[start of SUPPLIED INFORMATION]

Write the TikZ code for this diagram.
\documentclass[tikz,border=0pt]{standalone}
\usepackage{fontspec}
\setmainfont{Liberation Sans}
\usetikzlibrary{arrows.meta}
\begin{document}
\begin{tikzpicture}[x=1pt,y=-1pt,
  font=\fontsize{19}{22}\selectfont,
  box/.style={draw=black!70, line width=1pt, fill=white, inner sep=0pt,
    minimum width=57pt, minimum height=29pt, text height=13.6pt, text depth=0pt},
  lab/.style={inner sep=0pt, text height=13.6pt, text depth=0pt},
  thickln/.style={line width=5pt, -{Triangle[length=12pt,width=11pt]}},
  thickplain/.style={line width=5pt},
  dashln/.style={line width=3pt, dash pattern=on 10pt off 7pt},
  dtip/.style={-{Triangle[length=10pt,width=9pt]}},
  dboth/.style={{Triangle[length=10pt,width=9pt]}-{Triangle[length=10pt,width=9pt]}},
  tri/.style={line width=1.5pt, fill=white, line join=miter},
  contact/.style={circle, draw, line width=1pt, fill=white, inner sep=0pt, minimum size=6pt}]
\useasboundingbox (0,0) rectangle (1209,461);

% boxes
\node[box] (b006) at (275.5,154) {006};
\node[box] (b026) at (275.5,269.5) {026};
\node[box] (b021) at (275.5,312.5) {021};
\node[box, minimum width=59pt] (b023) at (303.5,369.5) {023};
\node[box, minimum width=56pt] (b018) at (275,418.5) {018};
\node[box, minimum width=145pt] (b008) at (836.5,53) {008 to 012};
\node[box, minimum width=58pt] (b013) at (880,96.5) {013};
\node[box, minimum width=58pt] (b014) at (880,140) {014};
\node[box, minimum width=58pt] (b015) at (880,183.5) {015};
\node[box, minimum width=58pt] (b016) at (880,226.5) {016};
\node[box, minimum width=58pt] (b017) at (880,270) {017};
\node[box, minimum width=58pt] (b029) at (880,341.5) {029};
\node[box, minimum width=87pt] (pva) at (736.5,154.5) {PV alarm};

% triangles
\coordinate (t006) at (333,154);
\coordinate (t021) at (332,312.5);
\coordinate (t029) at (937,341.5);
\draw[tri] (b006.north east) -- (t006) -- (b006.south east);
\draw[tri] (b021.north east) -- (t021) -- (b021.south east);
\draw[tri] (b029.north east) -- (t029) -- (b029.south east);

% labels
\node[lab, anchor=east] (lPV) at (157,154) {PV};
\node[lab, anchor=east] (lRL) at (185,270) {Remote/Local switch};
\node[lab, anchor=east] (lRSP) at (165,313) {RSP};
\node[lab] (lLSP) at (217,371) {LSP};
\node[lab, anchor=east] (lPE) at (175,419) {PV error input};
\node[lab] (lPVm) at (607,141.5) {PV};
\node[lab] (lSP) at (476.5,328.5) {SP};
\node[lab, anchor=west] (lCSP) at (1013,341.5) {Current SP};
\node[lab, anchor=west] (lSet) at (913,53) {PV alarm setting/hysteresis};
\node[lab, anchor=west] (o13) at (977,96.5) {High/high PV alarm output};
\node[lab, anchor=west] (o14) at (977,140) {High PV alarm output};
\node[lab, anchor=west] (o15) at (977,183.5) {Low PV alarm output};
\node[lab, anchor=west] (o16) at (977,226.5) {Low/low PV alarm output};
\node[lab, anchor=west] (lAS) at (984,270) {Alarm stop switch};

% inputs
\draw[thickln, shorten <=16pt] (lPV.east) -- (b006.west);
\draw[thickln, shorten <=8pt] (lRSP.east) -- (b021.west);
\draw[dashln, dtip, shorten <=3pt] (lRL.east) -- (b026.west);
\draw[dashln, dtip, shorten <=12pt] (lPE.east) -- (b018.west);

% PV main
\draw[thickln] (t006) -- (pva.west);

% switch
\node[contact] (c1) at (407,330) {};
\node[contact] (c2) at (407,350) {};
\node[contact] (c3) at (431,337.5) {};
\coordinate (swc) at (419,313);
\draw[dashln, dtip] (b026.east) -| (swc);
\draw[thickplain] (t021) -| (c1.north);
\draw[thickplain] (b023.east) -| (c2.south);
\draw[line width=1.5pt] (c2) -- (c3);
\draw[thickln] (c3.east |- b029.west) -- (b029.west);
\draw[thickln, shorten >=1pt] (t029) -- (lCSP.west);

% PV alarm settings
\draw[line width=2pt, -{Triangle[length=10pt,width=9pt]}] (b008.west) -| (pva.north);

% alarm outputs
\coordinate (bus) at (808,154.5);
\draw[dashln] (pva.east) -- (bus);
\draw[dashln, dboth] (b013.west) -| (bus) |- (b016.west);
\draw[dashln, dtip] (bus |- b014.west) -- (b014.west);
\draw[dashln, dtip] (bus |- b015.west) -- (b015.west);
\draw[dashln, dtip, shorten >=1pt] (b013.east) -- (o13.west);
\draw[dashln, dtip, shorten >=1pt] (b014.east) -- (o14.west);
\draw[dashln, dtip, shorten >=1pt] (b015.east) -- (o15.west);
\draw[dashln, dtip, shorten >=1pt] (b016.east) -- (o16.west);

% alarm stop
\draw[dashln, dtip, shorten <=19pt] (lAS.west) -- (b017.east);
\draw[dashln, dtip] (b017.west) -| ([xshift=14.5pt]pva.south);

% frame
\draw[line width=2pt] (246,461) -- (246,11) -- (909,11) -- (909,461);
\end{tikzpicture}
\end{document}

[end of SUPPLIED INFORMATION]
[start of SUPPLIED INFORMATION]

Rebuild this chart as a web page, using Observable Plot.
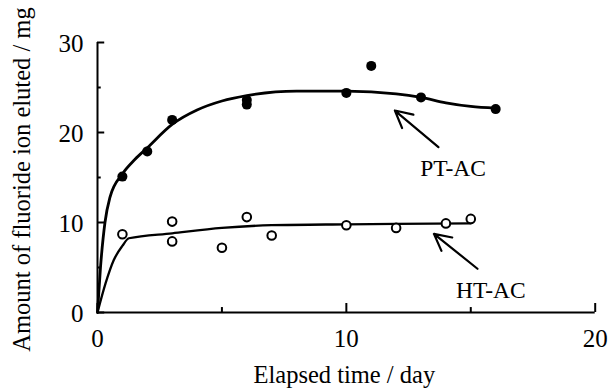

[end of SUPPLIED INFORMATION]

▶ **YOUR OBJECTIVE**
Output nothing except the lines from the line with "Write the TikZ code for this diagram." through the line with "(0,0) rectangle (1209,461);", copied exactly, end lines included.

▶ **CORRECT OUTPUT**
Write the TikZ code for this diagram.
\documentclass[tikz,border=0pt]{standalone}
\usepackage{fontspec}
\setmainfont{Liberation Sans}
\usetikzlibrary{arrows.meta}
\begin{document}
\begin{tikzpicture}[x=1pt,y=-1pt,
  font=\fontsize{19}{22}\selectfont,
  box/.style={draw=black!70, line width=1pt, fill=white, inner sep=0pt,
    minimum width=57pt, minimum height=29pt, text height=13.6pt, text depth=0pt},
  lab/.style={inner sep=0pt, text height=13.6pt, text depth=0pt},
  thickln/.style={line width=5pt, -{Triangle[length=12pt,width=11pt]}},
  thickplain/.style={line width=5pt},
  dashln/.style={line width=3pt, dash pattern=on 10pt off 7pt},
  dtip/.style={-{Triangle[length=10pt,width=9pt]}},
  dboth/.style={{Triangle[length=10pt,width=9pt]}-{Triangle[length=10pt,width=9pt]}},
  tri/.style={line width=1.5pt, fill=white, line join=miter},
  contact/.style={circle, draw, line width=1pt, fill=white, inner sep=0pt, minimum size=6pt}]
\useasboundingbox (0,0) rectangle (1209,461);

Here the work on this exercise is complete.